— start RECORDS FOR THIS EXERCISE —
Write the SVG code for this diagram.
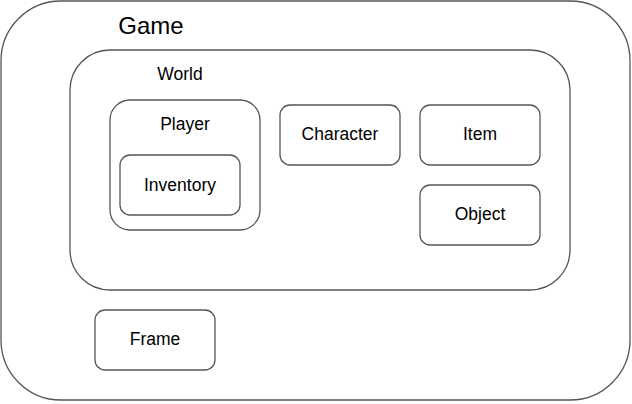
<svg xmlns="http://www.w3.org/2000/svg" width="632" height="404" viewBox="0 0 632 404">
<style>
rect{fill:#fff;stroke:#555;stroke-width:1.3}
text{font-family:"Liberation Sans",Arial,sans-serif;fill:#000;text-anchor:middle;dominant-baseline:central}
.s{font-size:17.5px}
</style>
<rect x="0" y="0" width="632" height="404" style="stroke:none"/>
<g id="game"><rect x="1" y="1" width="629" height="399" rx="60" ry="60"/><text x="151" y="25" style="font-size:24px">Game</text></g>
<g id="world"><rect x="70" y="50" width="500" height="240" rx="40" ry="40"/><text class="s" x="180" y="74">World</text></g>
<g id="player"><rect x="110" y="100" width="150" height="130" rx="20" ry="20"/><text class="s" x="185" y="124">Player</text></g>
<g id="inventory"><rect x="120" y="155" width="120" height="60" rx="10" ry="10"/><text class="s" x="180" y="185">Inventory</text></g>
<g id="character"><rect x="280" y="105" width="120" height="60" rx="10" ry="10"/><text class="s" x="340" y="134">Character</text></g>
<g id="item"><rect x="420" y="105" width="120" height="60" rx="10" ry="10"/><text class="s" x="480" y="134">Item</text></g>
<g id="object"><rect x="420" y="185" width="120" height="60" rx="10" ry="10"/><text class="s" x="480" y="214">Object</text></g>
<g id="frame"><rect x="95" y="310" width="120" height="60" rx="10" ry="10"/><text class="s" x="155" y="339">Frame</text></g>
<g id="connectors"></g>
</svg>
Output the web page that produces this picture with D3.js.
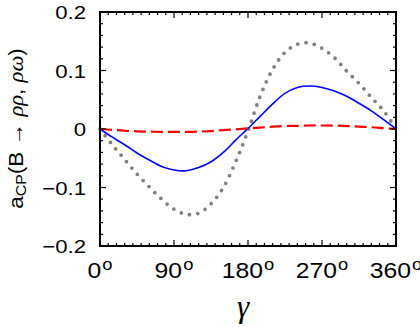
<!DOCTYPE html>
<html>
<head>
<meta charset="utf-8">
<script src="https://cdn.jsdelivr.net/npm/d3@7"></script>
<style>
  html, body { margin: 0; padding: 0; background: #fff; }
  svg { display: block; font-family: "Liberation Sans", Arial, sans-serif; }
</style>
</head>
<body>
<svg id="chart" width="420" height="327"></svg>
<script>
// ── Data ─────────────────────────────────────────────────────────────────────
const gammaDeg = [0, 15, 30, 45, 60, 75, 90, 105, 120, 135, 150, 165, 180,
                  195, 210, 225, 240, 255, 270, 285, 300, 315, 330, 345, 360];
const dottedGray = [0, -0.027, -0.052, -0.077, -0.099, -0.120, -0.137, -0.146, -0.144,
                    -0.128, -0.100, -0.056, -0.003, 0.057, 0.102, 0.131, 0.145, 0.147,
                    0.138, 0.122, 0.099, 0.078, 0.054, 0.031, 0];
const solidBlue = [0, -0.014, -0.027, -0.041, -0.053, -0.064, -0.070, -0.0713, -0.066,
                   -0.056, -0.040, -0.019, 0.001, 0.022, 0.043, 0.061, 0.071, 0.0735,
                   0.071, 0.065, 0.056, 0.044, 0.031, 0.016, 0];
const dashedRed = [0, -0.0015, -0.003, -0.004, -0.0045, -0.005, -0.005, -0.005, -0.0045,
                   -0.0035, -0.002, -0.0005, 0.001, 0.0025, 0.004, 0.005, 0.0055, 0.006,
                   0.006, 0.0058, 0.005, 0.004, 0.003, 0.0015, 0];
const xTicks = [0, 90, 180, 270, 360];
const yTicks = [-0.2, -0.1, 0, 0.1, 0.2];

// ── Layout ───────────────────────────────────────────────────────────────────
const M = { left: 100, right: 396, top: 12, bottom: 246 };
const svg = d3.select('#chart');

const x = d3.scaleLinear().domain([0, 360]).range([M.left, M.right]);
const y = d3.scaleLinear().domain([-0.2, 0.2]).range([M.bottom, M.top]);

// ── Curves ───────────────────────────────────────────────────────────────────
const line = d3.line()
  .x((d, i) => x(gammaDeg[i]))
  .y(d => y(d))
  .curve(d3.curveCatmullRom);

const plot = svg.append('g');

plot.append('path').datum(dottedGray)
  .attr('d', line).attr('fill', 'none')
  .attr('stroke', '#808080').attr('stroke-width', 3.8)
  .attr('stroke-linecap', 'round').attr('stroke-dasharray', '0,8.4');

plot.append('path').datum(solidBlue)
  .attr('d', line).attr('fill', 'none')
  .attr('stroke', '#0000ff').attr('stroke-width', 1.6);

plot.append('path').datum(dashedRed)
  .attr('d', line).attr('fill', 'none')
  .attr('stroke', '#ff0000').attr('stroke-width', 2.2)
  .attr('stroke-dasharray', '12,5');

// ── Frame & ticks (inward on all sides) ──────────────────────────────────────
const frame = svg.append('g').attr('stroke', '#000').attr('fill', 'none');

d3.range(0, 361, 10).forEach(v => {
  const len = v % 90 === 0 ? 6 : 3;
  frame.append('line').attr('x1', x(v)).attr('x2', x(v))
    .attr('y1', M.bottom).attr('y2', M.bottom - len).attr('stroke-width', 1.2);
  frame.append('line').attr('x1', x(v)).attr('x2', x(v))
    .attr('y1', M.top).attr('y2', M.top + len).attr('stroke-width', 1.2);
});

d3.range(-10, 11).forEach(k => {
  const v = k * 0.02;
  const len = k % 5 === 0 ? 6 : 3;
  frame.append('line').attr('y1', y(v)).attr('y2', y(v))
    .attr('x1', M.left).attr('x2', M.left + len).attr('stroke-width', 1.2);
  frame.append('line').attr('y1', y(v)).attr('y2', y(v))
    .attr('x1', M.right).attr('x2', M.right - len).attr('stroke-width', 1.2);
});

frame.append('rect')
  .attr('x', M.left).attr('y', M.top)
  .attr('width', M.right - M.left).attr('height', M.bottom - M.top)
  .attr('stroke-width', 2);

// ── Tick labels (glyphs in the original are a bit wide, so stretch x) ────────
svg.append('g').selectAll('text').data(yTicks).join('text')
  .attr('transform', d => `translate(86,${y(d) + 7.3}) scale(1.2,1)`)
  .attr('text-anchor', 'end').attr('font-size', 18.5)
  .text(d => d === 0 ? '0' : d3.format('.1f')(d).replace('-', '\u2212'));

const xl = svg.append('g').selectAll('text').data(xTicks).join('text')
  .attr('transform', d => `translate(${x(d)},277.5) scale(1.15,1)`)
  .attr('text-anchor', 'middle').attr('font-size', 21.5);
xl.append('tspan').text(d => d);
xl.append('tspan').attr('font-size', 16).attr('dx', 1).attr('dy', -7.5).text('o');

// ── Axis titles ──────────────────────────────────────────────────────────────
svg.append('text')
  .attr('x', 243).attr('y', 317)
  .attr('text-anchor', 'middle').attr('font-size', 31)
  .attr('font-family', '"Liberation Serif", "DejaVu Serif", serif')
  .attr('font-style', 'italic')
  .text('\u03b3');

const yt = svg.append('text')
  .attr('transform', 'translate(23,128.5) rotate(-90) scale(1.1,1)')
  .attr('text-anchor', 'middle').attr('font-size', 20.5);
yt.append('tspan').text('a');
yt.append('tspan').attr('font-size', 14.5).attr('dy', 3).text('CP');
yt.append('tspan').attr('dy', -3).text('(B \u2192 ');
yt.append('tspan').attr('font-family', '"Liberation Serif", serif')
  .attr('font-style', 'italic').text('\u03c1\u03c1');
yt.append('tspan').text(', ');
yt.append('tspan').attr('font-family', '"Liberation Serif", serif')
  .attr('font-style', 'italic').text('\u03c1\u03c9');
yt.append('tspan').text(')');
</script>
</body>
</html>
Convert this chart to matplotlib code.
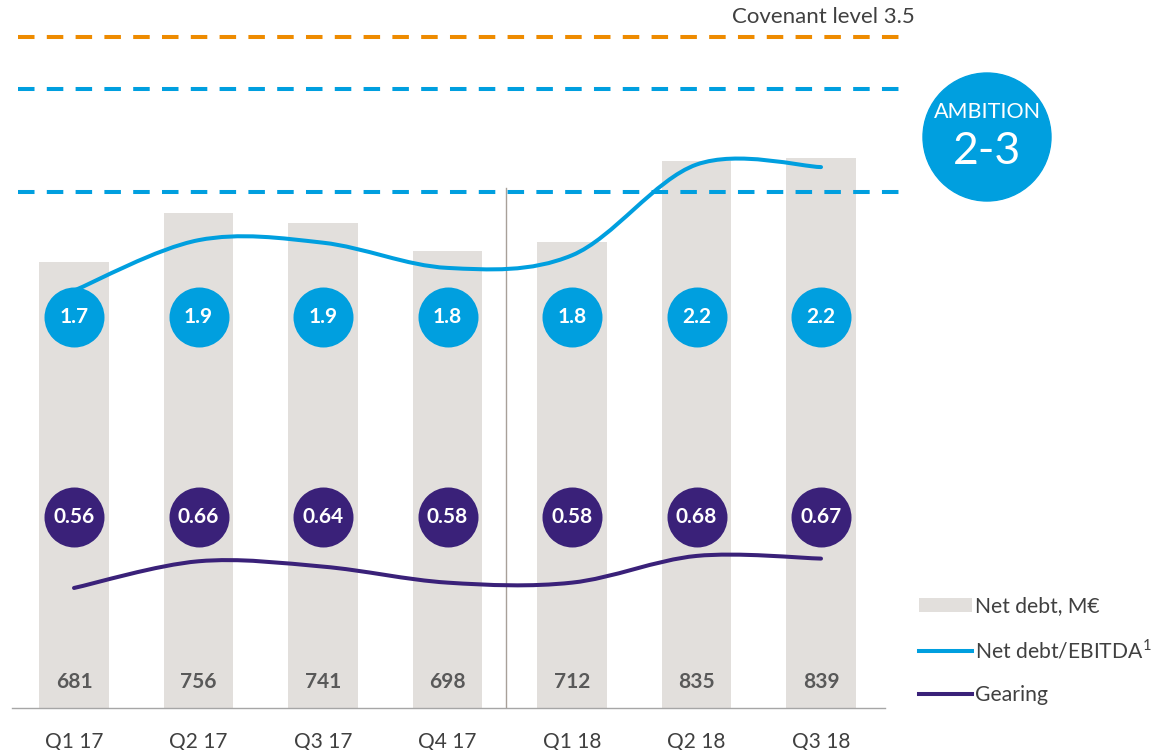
import matplotlib
matplotlib.use("Agg")
import matplotlib.pyplot as plt
from matplotlib.path import Path
from matplotlib.patches import PathPatch, Ellipse, Patch
from matplotlib.lines import Line2D
import numpy as np

# data
quarters = ["Q1 17", "Q2 17", "Q3 17", "Q4 17", "Q1 18", "Q2 18", "Q3 18"]
net_debt = [681, 756, 741, 698, 712, 835, 839]
nd_ebitda = [1.70, 1.90, 1.89, 1.79, 1.84, 2.20, 2.19]
nd_ebitda_labels = ["1.7", "1.9", "1.9", "1.8", "1.8", "2.2", "2.2"]
gearing = [0.56, 0.66, 0.64, 0.58, 0.58, 0.68, 0.67]
ambition_levels = [2, 3]
covenant_level = 3.5

W, H = 1153, 750
BLUE = "#009FDF"
PURPLE = "#3A2179"
ORANGE = "#EE8B00"
BAR_GREY = "#E2DFDC"
TEXT = "#404040"
VALUE = "#595959"

plt.rcParams["font.family"] = ["Lato", "DejaVu Sans"]
plt.rcParams["mathtext.fontset"] = "custom"
plt.rcParams["mathtext.rm"] = "Lato"


def smooth_path(xs, ys):
    """Excel-style smoothed line: catmull-rom segments as cubic beziers"""
    pts = np.column_stack([xs, ys]).astype(float)
    padded = np.vstack([pts[0], pts, pts[-1]])
    verts = [pts[0]]
    codes = [Path.MOVETO]
    for i in range(len(pts) - 1):
        p0, p1, p2, p3 = padded[i], padded[i + 1], padded[i + 2], padded[i + 3]
        verts += [p1 + (p2 - p0) / 6, p2 - (p3 - p1) / 6, p2]
        codes += [Path.CURVE4] * 3
    return Path(verts, codes)


fig = plt.figure(figsize=(W / 100, H / 100), dpi=100)
ax = fig.add_axes([12 / W, 1 - 708 / H, 873 / W, 708 / H])
x = np.arange(len(quarters))

# net debt bars
ax.bar(x, net_debt, width=0.56, color=BAR_GREY, zorder=1)
ax.set_xlim(-0.498, 6.514)
ax.set_ylim(0, 1081)
for s in ["top", "right", "left"]:
    ax.spines[s].set_visible(False)
ax.spines["bottom"].set_color("#A6A6A6")
ax.spines["bottom"].set_linewidth(1)
ax.set_yticks([])
ax.set_xticks(x, quarters)
ax.tick_params(axis="x", length=0, pad=17, labelsize=15, labelcolor=TEXT)
for xi, v in zip(x, net_debt):
    ax.text(xi, 0.037, f"{v}", transform=ax.get_xaxis_transform(), ha="center",
            va="center", fontsize=15, fontweight="bold", color=VALUE)
ax.axvline(3.47, ymin=0, ymax=0.734, color="#A8A099", lw=1, zorder=2)

# reference levels
ax_ref = ax.twinx()
ax_ref.set_ylim(-3.0, 3.859)
ax_ref.set_axis_off()
dash = (0, (4.1, 3.05))
ax_ref.hlines(ambition_levels, -0.45, 6.71, colors=BLUE, lw=2.9, linestyles=dash, clip_on=False)
ax_ref.hlines([covenant_level], -0.45, 6.71, colors=ORANGE, lw=2.9, linestyles=dash, clip_on=False)

# net debt / EBITDA line
ax_nd = ax.twinx()
ax_nd.set_ylim(0.0437, 2.853)
ax_nd.set_axis_off()
ax_nd.add_patch(PathPatch(smooth_path(x, nd_ebitda), fill=False, edgecolor=BLUE,
                          lw=2.9, capstyle="round"))

# gearing line + value bubbles
ax_g = ax.twinx()
ax_g.set_ylim(0.1105, 2.762)
ax_g.set_axis_off()
ax_g.add_patch(PathPatch(smooth_path(x, gearing), fill=False, edgecolor=PURPLE,
                         lw=2.9, capstyle="round"))

tr = ax_g.get_xaxis_transform()
ax_g.scatter(x, [0.552] * len(x), s=1866, color=BLUE, linewidths=0, transform=tr, zorder=5)
ax_g.scatter(x, [0.270] * len(x), s=1866, color=PURPLE, linewidths=0, transform=tr, zorder=5)
for xi, lab, g in zip(x, nd_ebitda_labels, gearing):
    ax_g.text(xi, 0.552, lab, transform=tr, ha="center", va="center", fontsize=15,
              fontweight="bold", color="white", zorder=6)
    ax_g.text(xi, 0.270, f"{g:.2f}", transform=tr, ha="center", va="center", fontsize=15,
              fontweight="bold", color="white", zorder=6)

# ambition bubble and covenant label
fig.add_artist(Ellipse((987 / W, 1 - 137 / H), 128 / W, 128 / H,
                       transform=fig.transFigure, color=BLUE))
fig.text(987 / W, 1 - 112 / H, "AMBITION", ha="center", va="center", fontsize=15.5, color="white")
fig.text(987 / W, 1 - 152 / H, "2-3", ha="center", va="center", fontsize=32, color="white")
fig.text(915 / W, 1 - 17 / H, f"Covenant level {covenant_level}", ha="right", va="center",
         fontsize=16, color=TEXT)

# legend
handles = [Patch(facecolor=BAR_GREY),
           Line2D([], [], color=BLUE, lw=2.9),
           Line2D([], [], color=PURPLE, lw=2.9)]
labels = ["Net debt, M€", "Net debt/EBITDA$^{1}$", "Gearing"]
fig.legend(handles, labels, loc="upper left", bbox_to_anchor=(919 / W, 1 - 596 / H),
           frameon=False, fontsize=15.2, handlelength=2.5, handleheight=0.65,
           handletextpad=0.15, labelspacing=1.07, borderpad=0, borderaxespad=0,
           labelcolor=TEXT)

fig.savefig("out.png", dpi=100)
— end RECORDS FOR THIS EXERCISE —
Omit the pictures. Extract exactly the lines that begin with the one holding "Output the web" and end with the one holding "const yTicks = [-0.2, -0.1, 0, 0.1, 0.2];", inclusive.

◆ FULL RESPONSE
Output the web page that produces this picture with D3.js.
<!DOCTYPE html>
<html>
<head>
<meta charset="utf-8">
<script src="https://cdn.jsdelivr.net/npm/d3@7"></script>
<style>
  html, body { margin: 0; padding: 0; background: #fff; }
  svg { display: block; font-family: "Liberation Sans", Arial, sans-serif; }
</style>
</head>
<body>
<svg id="chart" width="420" height="327"></svg>
<script>
// ── Data ─────────────────────────────────────────────────────────────────────
const gammaDeg = [0, 15, 30, 45, 60, 75, 90, 105, 120, 135, 150, 165, 180,
                  195, 210, 225, 240, 255, 270, 285, 300, 315, 330, 345, 360];
const dottedGray = [0, -0.027, -0.052, -0.077, -0.099, -0.120, -0.137, -0.146, -0.144,
                    -0.128, -0.100, -0.056, -0.003, 0.057, 0.102, 0.131, 0.145, 0.147,
                    0.138, 0.122, 0.099, 0.078, 0.054, 0.031, 0];
const solidBlue = [0, -0.014, -0.027, -0.041, -0.053, -0.064, -0.070, -0.0713, -0.066,
                   -0.056, -0.040, -0.019, 0.001, 0.022, 0.043, 0.061, 0.071, 0.0735,
                   0.071, 0.065, 0.056, 0.044, 0.031, 0.016, 0];
const dashedRed = [0, -0.0015, -0.003, -0.004, -0.0045, -0.005, -0.005, -0.005, -0.0045,
                   -0.0035, -0.002, -0.0005, 0.001, 0.0025, 0.004, 0.005, 0.0055, 0.006,
                   0.006, 0.0058, 0.005, 0.004, 0.003, 0.0015, 0];
const xTicks = [0, 90, 180, 270, 360];
const yTicks = [-0.2, -0.1, 0, 0.1, 0.2];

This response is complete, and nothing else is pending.